== LISTING ==
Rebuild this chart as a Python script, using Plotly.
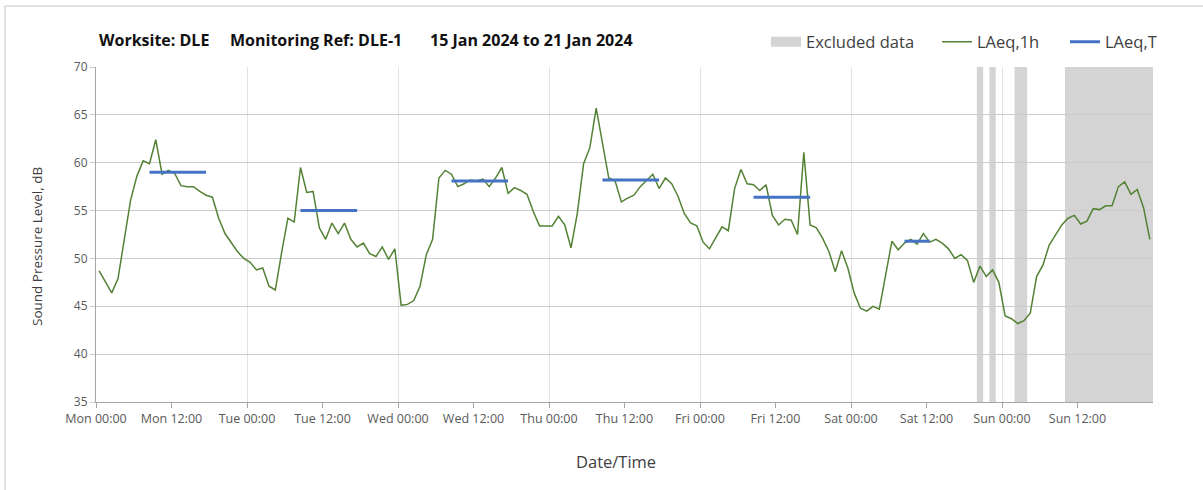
import pandas as pd
import plotly.graph_objects as go

# ---- data ----
start = pd.Timestamp("2024-01-15 00:00")
laeq_1h = [
    48.7, 47.6, 46.4, 47.9, 52.0, 56.1, 58.6, 60.2, 59.9, 62.4, 58.8, 59.2,
    58.9, 57.6, 57.5, 57.5, 57.0, 56.6, 56.4, 54.2, 52.6, 51.6, 50.7, 50.0,
    49.6, 48.8, 49.0, 47.1, 46.7, 50.6, 54.2, 53.8, 59.5, 56.9, 57.0, 53.2,
    52.0, 53.7, 52.6, 53.7, 52.0, 51.2, 51.6, 50.5, 50.2, 51.2, 49.9, 51.0,
    45.1, 45.2, 45.6, 47.1, 50.4, 52.0, 58.4, 59.2, 58.8, 57.5, 57.8, 58.2,
    58.1, 58.3, 57.5, 58.4, 59.5, 56.8, 57.4, 57.1, 56.7, 54.9, 53.4, 53.4,
    53.4, 54.4, 53.5, 51.1, 54.7, 59.9, 61.6, 65.7, 61.9, 58.4, 58.1, 55.9,
    56.3, 56.6, 57.5, 58.1, 58.8, 57.3, 58.4, 57.8, 56.5, 54.7, 53.7, 53.4,
    51.7, 51.0, 52.1, 53.3, 52.9, 57.3, 59.3, 57.8, 57.7, 57.1, 57.7, 54.5,
    53.5, 54.1, 54.0, 52.5, 61.1, 53.5, 53.2, 52.1, 50.7, 48.6, 50.8, 49.0,
    46.4, 44.8, 44.5, 45.0, 44.7, 48.1, 51.8, 50.9, 51.6, 52.0, 51.5, 52.6,
    51.7, 52.0, 51.6, 51.0, 50.0, 50.4, 49.8, 47.5, 49.2, 48.1, 48.8, 47.5,
    44.0, 43.7, 43.2, 43.5, 44.3, 48.1, 49.3, 51.4, 52.4, 53.5, 54.2, 54.5,
    53.6, 53.9, 55.2, 55.1, 55.5, 55.5, 57.5, 58.0, 56.7, 57.2, 55.3, 52.0,
]
# assessment periods: day offset, start hour, end hour, LAeq,T
period_day = [0, 1, 2, 3, 4, 5]
period_start_h = [8, 8, 8, 8, 8, 8]
period_end_h = [18, 18, 18, 18, 18, 13]
laeq_T = [59.0, 55.0, 58.1, 58.2, 56.4, 51.8]
# excluded hours (hour index from start)
excluded_hours = [140, 142, 146, 147] + list(range(154, 168))

x_tick_labels = ["Mon 00:00", "Mon 12:00", "Tue 00:00", "Tue 12:00", "Wed 00:00",
                 "Wed 12:00", "Thu 00:00", "Thu 12:00", "Fri 00:00", "Fri 12:00",
                 "Sat 00:00", "Sat 12:00", "Sun 00:00", "Sun 12:00"]
title_parts = ["Worksite: DLE", "Monitoring Ref: DLE-1", "15 Jan 2024 to 21 Jan 2024"]

# ---- build ----
half = pd.Timedelta(minutes=30)
hour = pd.Timedelta(hours=1)
times = [start + i * hour + half for i in range(len(laeq_1h))]

tx, ty = [], []
for d, s, e, v in zip(period_day, period_start_h, period_end_h, laeq_T):
    day0 = start + pd.Timedelta(days=d)
    tx += [day0 + s * hour + half, day0 + e * hour - half, None]
    ty += [v, v, None]

# merge contiguous excluded hours into runs
runs = []
for h in excluded_hours:
    if runs and runs[-1][1] == h:
        runs[-1][1] = h + 1
    else:
        runs.append([h, h + 1])

W, H = 1203, 490
ML, MR, MT, MB = 96, 50, 67, 88
PW, PH = W - ML - MR, H - MT - MB

def px(xp):
    return (xp - ML) / PW

def py(yp):
    return (H - MB - yp) / PH

GREY = "#d4d4d4"
GREEN = "#548235"
BLUE = "#4472C4"
FONT = "Open Sans"

fig = go.Figure()
# legend proxy for the excluded-data bands (lies below the visible y range)
fig.add_trace(go.Scatter(x=[start, start], y=[0, 0], mode="lines", name="Excluded data",
                         line=dict(color=GREY, width=12), legend="legend",
                         showlegend=True, hoverinfo="skip"))
fig.add_trace(go.Scatter(x=times, y=laeq_1h, mode="lines", name="LAeq,1h",
                         line=dict(color=GREEN, width=1.5), legend="legend2",
                         showlegend=True))
fig.add_trace(go.Scatter(x=tx, y=ty, mode="lines", name="LAeq,T",
                         line=dict(color=BLUE, width=3), legend="legend3",
                         showlegend=True))

shapes = []
for h0, h1 in runs:
    shapes.append(dict(type="rect", xref="x", yref="y",
                       x0=start + h0 * hour, x1=start + h1 * hour,
                       y0=35, y1=70, fillcolor=GREY, line=dict(width=0),
                       layer="below"))
# chart-area border
shapes.append(dict(type="rect", xref="paper", yref="paper",
                   x0=px(5), x1=px(1215), y0=py(6), y1=py(500),
                   line=dict(color="#d9d9d9", width=1.5), fillcolor="rgba(0,0,0,0)"))

tickvals = [start + pd.Timedelta(hours=12 * i) for i in range(len(x_tick_labels))]

leg_common = dict(orientation="h", yanchor="middle", xanchor="left",
                  bgcolor="rgba(0,0,0,0)", font=dict(family=FONT, size=16.5, color="#404040"))

annotations = []
for txt, xs in zip(title_parts, [97, 228, 428]):
    annotations.append(dict(text="<b>" + txt + "</b>", xref="paper", yref="paper",
                            x=px(xs), y=py(40), xanchor="left", yanchor="middle",
                            showarrow=False, font=dict(family=FONT, size=16, color="#111111")))
annotations += [
    dict(text="Date/Time", xref="paper", yref="paper", x=px(616), y=py(461),
         xanchor="center", yanchor="middle", showarrow=False,
         font=dict(family=FONT, size=16.5, color="#404040")),
    dict(text="Sound Pressure Level, dB", xref="paper", yref="paper", x=px(37), y=py(247),
         xanchor="center", yanchor="middle", textangle=-90, showarrow=False,
         font=dict(family=FONT, size=13.5, color="#404040")),
]

fig.update_layout(
    width=W, height=H,
    margin=dict(l=ML, r=MR, t=MT, b=MB, autoexpand=False),
    paper_bgcolor="white", plot_bgcolor="white",
    shapes=shapes,
    showlegend=True,
    font=dict(family=FONT, color="#595959"),
    legend=dict(x=px(806 - 40), y=py(42), **leg_common),
    legend2=dict(x=px(977 - 40), y=py(42), **leg_common),
    legend3=dict(x=px(1105 - 40), y=py(42), **leg_common),
    annotations=annotations,
    xaxis=dict(
        type="date",
        range=[start, start + pd.Timedelta(days=7)],
        tickmode="array", tickvals=tickvals, ticktext=x_tick_labels,
        ticks="outside", ticklen=5, tickcolor="#a6a6a6",
        showgrid=False,
        showline=True, linecolor="#a6a6a6", linewidth=1,
        tickfont=dict(family=FONT, size=12.5, color="#595959"),
        minor=dict(dtick=86400000, tick0=start, showgrid=True,
                   gridcolor="#e3e3e3", gridwidth=1, ticks=""),
        zeroline=False,
    ),
    yaxis=dict(
        range=[35, 70], dtick=5, tick0=35,
        ticks="outside", ticklen=5, tickcolor="#c8c8c8",
        showgrid=True, gridcolor="#cccccc", gridwidth=1,
        showline=True, linecolor="#a6a6a6", linewidth=1,
        tickfont=dict(family=FONT, size=12, color="#595959"),
        zeroline=False,
    ),
)

fig.write_html("out.html", config={"displayModeBar": False},
               post_script="document.body.style.margin='0';document.body.style.padding='0';")
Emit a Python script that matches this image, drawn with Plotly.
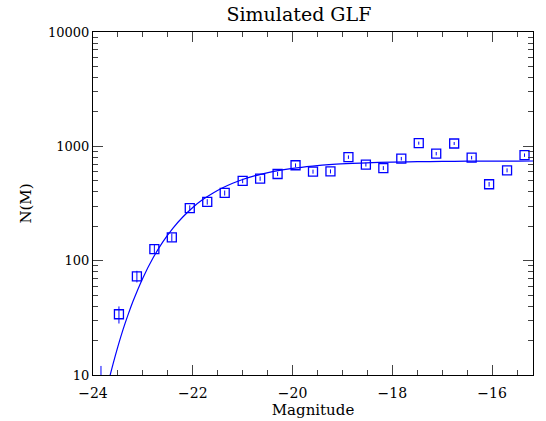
import plotly.graph_objects as go

# Data points (magnitude bins)
mag = [-23.84, -23.48, -23.12, -22.77, -22.42, -22.06, -21.71, -21.36, -21.00,
       -20.65, -20.30, -19.94, -19.59, -19.24, -18.88, -18.53, -18.18, -17.82,
       -17.47, -17.12, -16.76, -16.41, -16.06, -15.70, -15.35]
counts = [9, 34, 73, 126, 160, 288, 327, 391, 498,
          522, 573, 683, 601, 604, 805, 692, 646, 780,
          1067, 863, 1059, 796, 466, 617, 838]
errs = [3.0, 5.8, 8.5, 11.2, 12.6, 17.0, 18.1, 19.8, 22.3,
        22.8, 23.9, 26.1, 24.5, 24.6, 28.4, 26.3, 25.4, 27.9,
        32.7, 29.4, 32.5, 28.2, 21.6, 24.8, 28.9]

# Fitted curve
curve_mag = [-23.70, -23.60, -23.50, -23.40, -23.30, -23.20, -23.00, -22.80, -22.60,
             -22.40, -22.20, -22.00, -21.80, -21.60, -21.40, -21.20, -21.00, -20.80,
             -20.60, -20.40, -20.00, -19.60, -19.20, -18.80, -18.40, -18.00, -17.50,
             -17.00, -16.50, -16.00, -15.50, -15.18]
curve_n = [8.4, 12.4, 17.8, 24.8, 33.4, 43.9, 70.7, 105, 146,
           192, 241, 292, 342, 389, 434, 476, 513, 546,
           575, 601, 642, 672, 694, 709, 720, 728, 734,
           738, 741, 742, 743, 744]

y_tickvals = [10, 100, 1000, 10000]
y_ticktext = ["10", "100", "1000", "10000"]
y_minor = [20, 30, 40, 50, 60, 70, 80, 90,
           200, 300, 400, 500, 600, 700, 800, 900,
           2000, 3000, 4000, 5000, 6000, 7000, 8000, 9000]
x_tickvals = [-24, -22, -20, -18, -16]

BLUE = "#0000ff"
FONT = "DejaVu Serif"
TICKC = "#444"

fig = go.Figure()
fig.add_trace(go.Scatter(
    x=curve_mag, y=curve_n, mode="lines",
    line=dict(color=BLUE, width=1.2, shape="spline"),
    showlegend=False, hoverinfo="skip"))
fig.add_trace(go.Scatter(
    x=mag, y=counts, mode="markers",
    marker=dict(symbol="square-open", size=9, color=BLUE, line=dict(color=BLUE, width=1.3)),
    error_y=dict(type="data", array=errs, visible=True, color=BLUE, thickness=1, width=0),
    showlegend=False))
# invisible trace so the mirrored (top/right) tick axes render
fig.add_trace(go.Scatter(x=[mag[5]], y=[counts[5]], xaxis="x2", yaxis="y2",
                         mode="markers", marker=dict(opacity=0), showlegend=False,
                         hoverinfo="skip"))

xrange_ = [-24, -15.18]
yrange_ = [1, 4]

fig.update_layout(
    width=546, height=421,
    margin=dict(l=93, r=13, t=32, b=46),
    paper_bgcolor="white", plot_bgcolor="white",
    title=dict(text="Simulated GLF", x=0.468, xanchor="center", y=0.966, yanchor="middle",
               xref="paper", font=dict(family=FONT, size=19, color="black")),
    xaxis=dict(range=xrange_, tickvals=x_tickvals, ticks="inside", ticklen=10, tickcolor=TICKC,
               showline=True, linecolor="black", linewidth=1, showgrid=False, zeroline=False,
               automargin=False, ticklabelstandoff=5,
               tickfont=dict(family=FONT, size=14, color="black"),
               minor=dict(ticks="inside", ticklen=5, dtick=0.5, tick0=-24, tickcolor=TICKC,
                          showgrid=False),
               title=dict(text="Magnitude", font=dict(family=FONT, size=15, color="black"),
                          standoff=2)),
    yaxis=dict(type="log", range=yrange_, tickvals=y_tickvals, ticktext=y_ticktext,
               ticks="inside", ticklen=10, tickcolor=TICKC,
               showline=True, linecolor="black", linewidth=1, showgrid=False, zeroline=False,
               automargin=False, tickfont=dict(family=FONT, size=13, color="black"),
               minor=dict(ticks="inside", ticklen=5, tickvals=y_minor, tickcolor=TICKC,
                          showgrid=False),
               title=dict(text="N(M)", font=dict(family=FONT, size=15, color="black"),
                          standoff=12)),
    xaxis2=dict(range=xrange_, overlaying="x", side="top", tickvals=x_tickvals,
                ticks="inside", ticklen=10, tickcolor=TICKC, showticklabels=False,
                showline=True, linecolor="black", linewidth=1, showgrid=False, zeroline=False,
                automargin=False,
                minor=dict(ticks="inside", ticklen=5, dtick=0.5, tick0=-24, tickcolor=TICKC,
                           showgrid=False)),
    yaxis2=dict(type="log", range=yrange_, overlaying="y", side="right", tickvals=y_tickvals,
                ticks="inside", ticklen=10, tickcolor=TICKC, showticklabels=False,
                showline=True, linecolor="black", linewidth=1, showgrid=False, zeroline=False,
                automargin=False,
                minor=dict(ticks="inside", ticklen=5, tickvals=y_minor, tickcolor=TICKC,
                           showgrid=False)),
)

# remove the browser's default 8px body margin so the figure fills the window exactly
fig.write_html("out.html", config={"displayModeBar": False},
               post_script="document.body.style.margin='0px';")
===
• **WHAT IS BEING ASKED**
Your task is to quote, unchanged, only the lines from the line bearing "Emit a Python" through the line bearing "32.7, 29.4, 32.5, 28.2, 21.6, 24.8, 28.9]"; the pictures are not part of the copy.

• **WORKED SOLUTION**
Emit a Python script that matches this image, drawn with Plotly.
import plotly.graph_objects as go

# Data points (magnitude bins)
mag = [-23.84, -23.48, -23.12, -22.77, -22.42, -22.06, -21.71, -21.36, -21.00,
       -20.65, -20.30, -19.94, -19.59, -19.24, -18.88, -18.53, -18.18, -17.82,
       -17.47, -17.12, -16.76, -16.41, -16.06, -15.70, -15.35]
counts = [9, 34, 73, 126, 160, 288, 327, 391, 498,
          522, 573, 683, 601, 604, 805, 692, 646, 780,
          1067, 863, 1059, 796, 466, 617, 838]
errs = [3.0, 5.8, 8.5, 11.2, 12.6, 17.0, 18.1, 19.8, 22.3,
        22.8, 23.9, 26.1, 24.5, 24.6, 28.4, 26.3, 25.4, 27.9,
        32.7, 29.4, 32.5, 28.2, 21.6, 24.8, 28.9]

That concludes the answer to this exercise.